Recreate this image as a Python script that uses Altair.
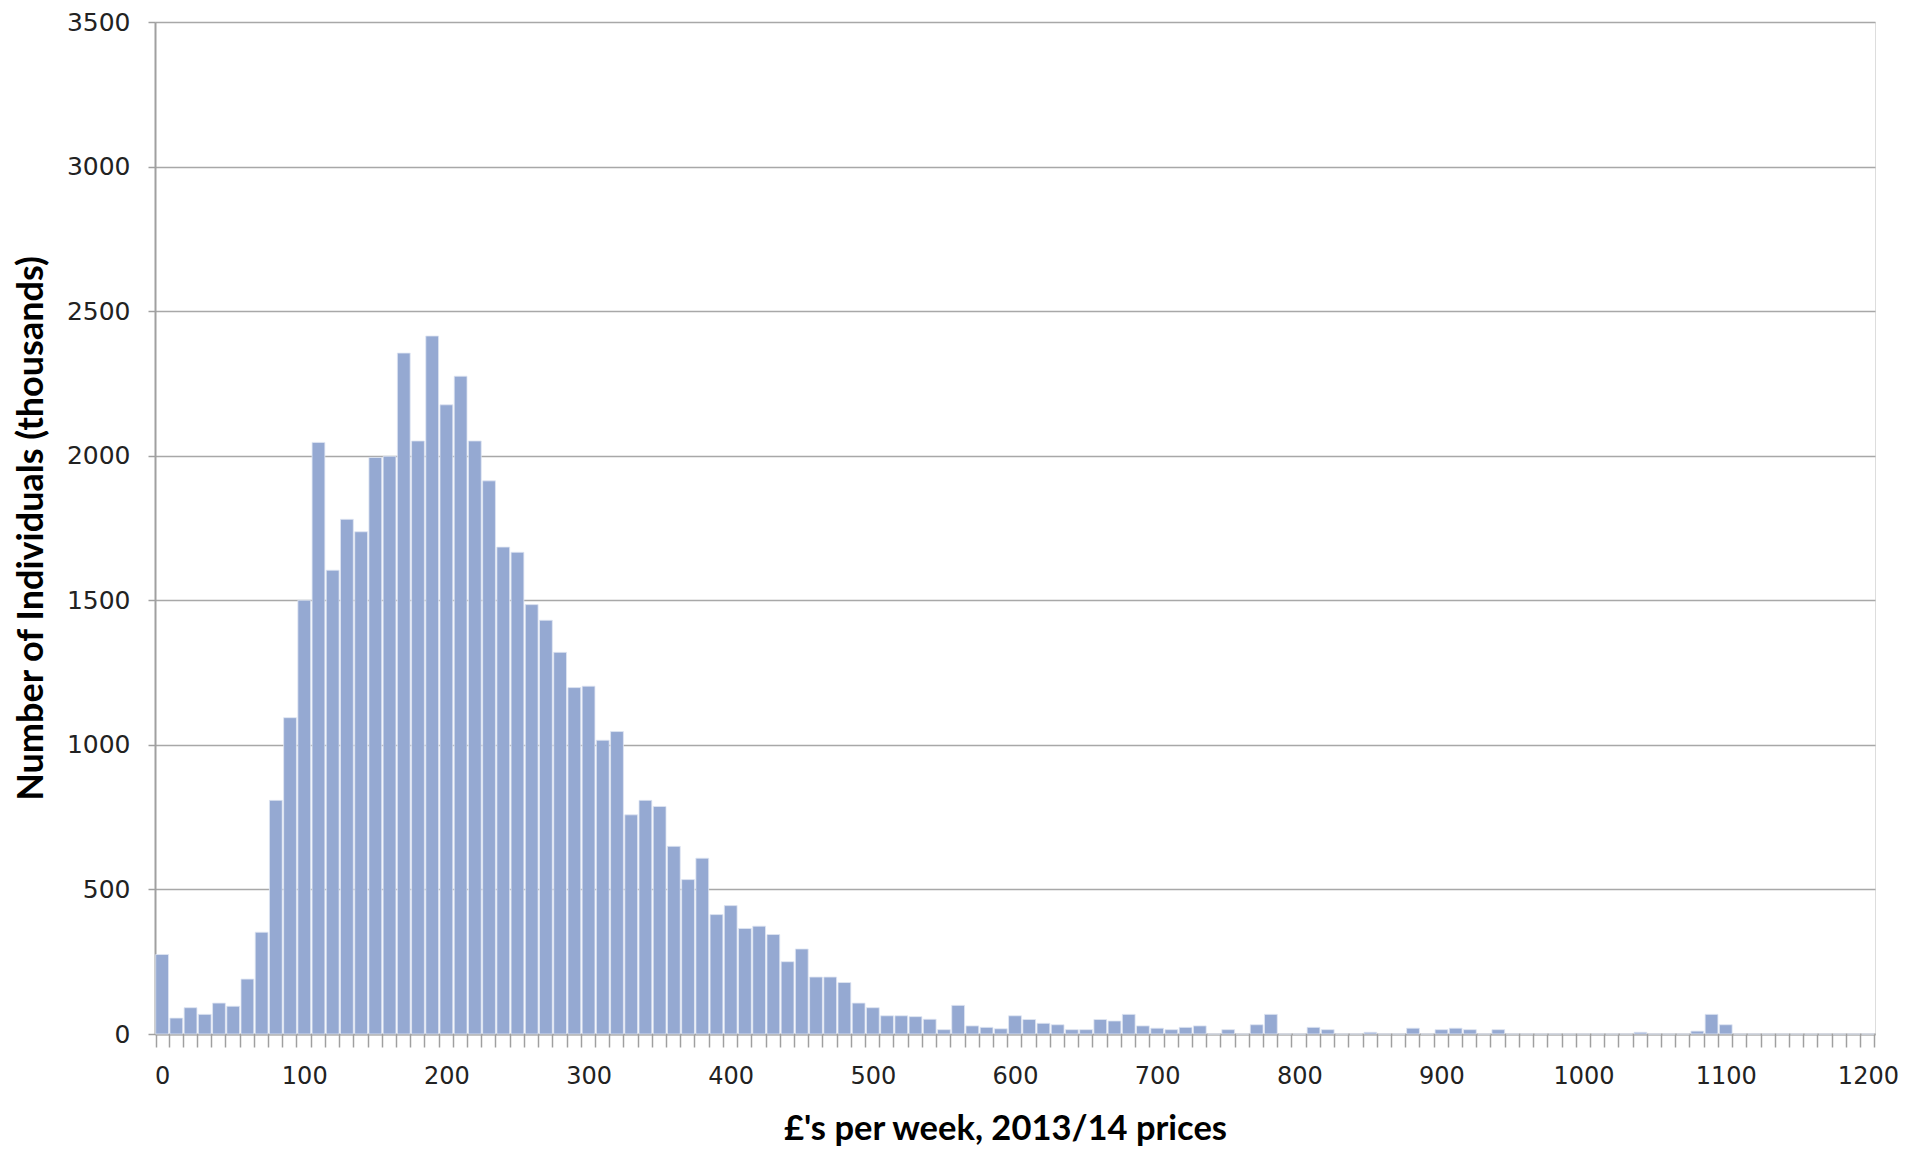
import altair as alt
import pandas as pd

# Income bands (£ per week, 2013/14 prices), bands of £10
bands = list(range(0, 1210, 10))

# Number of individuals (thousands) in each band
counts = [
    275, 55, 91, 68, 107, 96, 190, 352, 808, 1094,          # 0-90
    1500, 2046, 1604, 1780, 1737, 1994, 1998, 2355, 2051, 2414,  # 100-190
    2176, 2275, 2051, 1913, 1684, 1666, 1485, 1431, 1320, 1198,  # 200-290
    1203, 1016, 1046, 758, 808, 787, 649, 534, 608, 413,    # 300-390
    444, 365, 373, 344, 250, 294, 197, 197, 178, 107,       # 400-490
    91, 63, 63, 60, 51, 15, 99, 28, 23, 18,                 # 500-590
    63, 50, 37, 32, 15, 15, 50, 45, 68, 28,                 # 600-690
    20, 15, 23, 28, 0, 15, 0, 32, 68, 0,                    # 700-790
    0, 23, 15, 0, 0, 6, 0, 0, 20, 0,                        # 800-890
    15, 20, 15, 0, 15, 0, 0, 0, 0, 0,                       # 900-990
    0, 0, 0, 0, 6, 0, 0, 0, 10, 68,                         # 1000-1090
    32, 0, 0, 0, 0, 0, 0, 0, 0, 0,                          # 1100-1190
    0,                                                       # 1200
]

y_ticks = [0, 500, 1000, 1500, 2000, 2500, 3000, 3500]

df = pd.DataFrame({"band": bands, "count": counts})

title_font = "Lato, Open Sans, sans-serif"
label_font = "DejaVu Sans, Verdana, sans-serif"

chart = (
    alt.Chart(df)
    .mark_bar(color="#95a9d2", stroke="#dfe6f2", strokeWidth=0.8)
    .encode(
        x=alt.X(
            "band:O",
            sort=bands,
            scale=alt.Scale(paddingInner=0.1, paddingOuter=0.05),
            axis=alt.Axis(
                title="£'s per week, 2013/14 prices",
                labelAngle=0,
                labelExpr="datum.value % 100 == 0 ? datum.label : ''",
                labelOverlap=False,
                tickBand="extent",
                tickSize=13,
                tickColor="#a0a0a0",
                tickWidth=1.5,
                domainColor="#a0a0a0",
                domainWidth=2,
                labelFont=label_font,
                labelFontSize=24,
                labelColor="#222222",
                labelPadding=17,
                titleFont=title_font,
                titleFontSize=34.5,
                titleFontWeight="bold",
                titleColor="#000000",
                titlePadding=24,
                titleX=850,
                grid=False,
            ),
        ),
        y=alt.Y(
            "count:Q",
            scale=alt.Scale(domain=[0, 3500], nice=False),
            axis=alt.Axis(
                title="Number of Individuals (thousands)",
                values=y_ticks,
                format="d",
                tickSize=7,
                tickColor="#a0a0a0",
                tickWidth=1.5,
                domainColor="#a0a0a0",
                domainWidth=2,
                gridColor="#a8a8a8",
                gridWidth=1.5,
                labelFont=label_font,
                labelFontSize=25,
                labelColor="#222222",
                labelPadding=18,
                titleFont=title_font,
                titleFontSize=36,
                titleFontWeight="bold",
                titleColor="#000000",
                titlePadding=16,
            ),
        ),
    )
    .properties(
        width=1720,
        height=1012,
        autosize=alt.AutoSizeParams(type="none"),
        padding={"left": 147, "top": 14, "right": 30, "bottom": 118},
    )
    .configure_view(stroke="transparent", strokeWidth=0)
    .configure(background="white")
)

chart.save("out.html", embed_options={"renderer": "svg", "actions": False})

────────

_WORK INSTRUCTIONS_.
Return each line exactly as written. Any picture gets left out.

_WRITTEN RESPONSE_.
Recreate this image as a Python script that uses Altair.
import altair as alt
import pandas as pd

# Income bands (£ per week, 2013/14 prices), bands of £10
bands = list(range(0, 1210, 10))

# Number of individuals (thousands) in each band
counts = [
    275, 55, 91, 68, 107, 96, 190, 352, 808, 1094,          # 0-90
    1500, 2046, 1604, 1780, 1737, 1994, 1998, 2355, 2051, 2414,  # 100-190
    2176, 2275, 2051, 1913, 1684, 1666, 1485, 1431, 1320, 1198,  # 200-290
    1203, 1016, 1046, 758, 808, 787, 649, 534, 608, 413,    # 300-390
    444, 365, 373, 344, 250, 294, 197, 197, 178, 107,       # 400-490
    91, 63, 63, 60, 51, 15, 99, 28, 23, 18,                 # 500-590
    63, 50, 37, 32, 15, 15, 50, 45, 68, 28,                 # 600-690
    20, 15, 23, 28, 0, 15, 0, 32, 68, 0,                    # 700-790
    0, 23, 15, 0, 0, 6, 0, 0, 20, 0,                        # 800-890
    15, 20, 15, 0, 15, 0, 0, 0, 0, 0,                       # 900-990
    0, 0, 0, 0, 6, 0, 0, 0, 10, 68,                         # 1000-1090
    32, 0, 0, 0, 0, 0, 0, 0, 0, 0,                          # 1100-1190
    0,                                                       # 1200
]

y_ticks = [0, 500, 1000, 1500, 2000, 2500, 3000, 3500]

df = pd.DataFrame({"band": bands, "count": counts})

title_font = "Lato, Open Sans, sans-serif"
label_font = "DejaVu Sans, Verdana, sans-serif"

chart = (
    alt.Chart(df)
    .mark_bar(color="#95a9d2", stroke="#dfe6f2", strokeWidth=0.8)
    .encode(
        x=alt.X(
            "band:O",
            sort=bands,
            scale=alt.Scale(paddingInner=0.1, paddingOuter=0.05),
            axis=alt.Axis(
                title="£'s per week, 2013/14 prices",
                labelAngle=0,
                labelExpr="datum.value % 100 == 0 ? datum.label : ''",
                labelOverlap=False,
                tickBand="extent",
                tickSize=13,
                tickColor="#a0a0a0",
                tickWidth=1.5,
                domainColor="#a0a0a0",
                domainWidth=2,
                labelFont=label_font,
                labelFontSize=24,
                labelColor="#222222",
                labelPadding=17,
                titleFont=title_font,
                titleFontSize=34.5,
                titleFontWeight="bold",
                titleColor="#000000",
                titlePadding=24,
                titleX=850,
                grid=False,
            ),
        ),
        y=alt.Y(
            "count:Q",
            scale=alt.Scale(domain=[0, 3500], nice=False),
            axis=alt.Axis(
                title="Number of Individuals (thousands)",
                values=y_ticks,
                format="d",
                tickSize=7,
                tickColor="#a0a0a0",
                tickWidth=1.5,
                domainColor="#a0a0a0",
                domainWidth=2,
                gridColor="#a8a8a8",
                gridWidth=1.5,
                labelFont=label_font,
                labelFontSize=25,
                labelColor="#222222",
                labelPadding=18,
                titleFont=title_font,
                titleFontSize=36,
                titleFontWeight="bold",
                titleColor="#000000",
                titlePadding=16,
            ),
        ),
    )
    .properties(
        width=1720,
        height=1012,
        autosize=alt.AutoSizeParams(type="none"),
        padding={"left": 147, "top": 14, "right": 30, "bottom": 118},
    )
    .configure_view(stroke="transparent", strokeWidth=0)
    .configure(background="white")
)

chart.save("out.html", embed_options={"renderer": "svg", "actions": False})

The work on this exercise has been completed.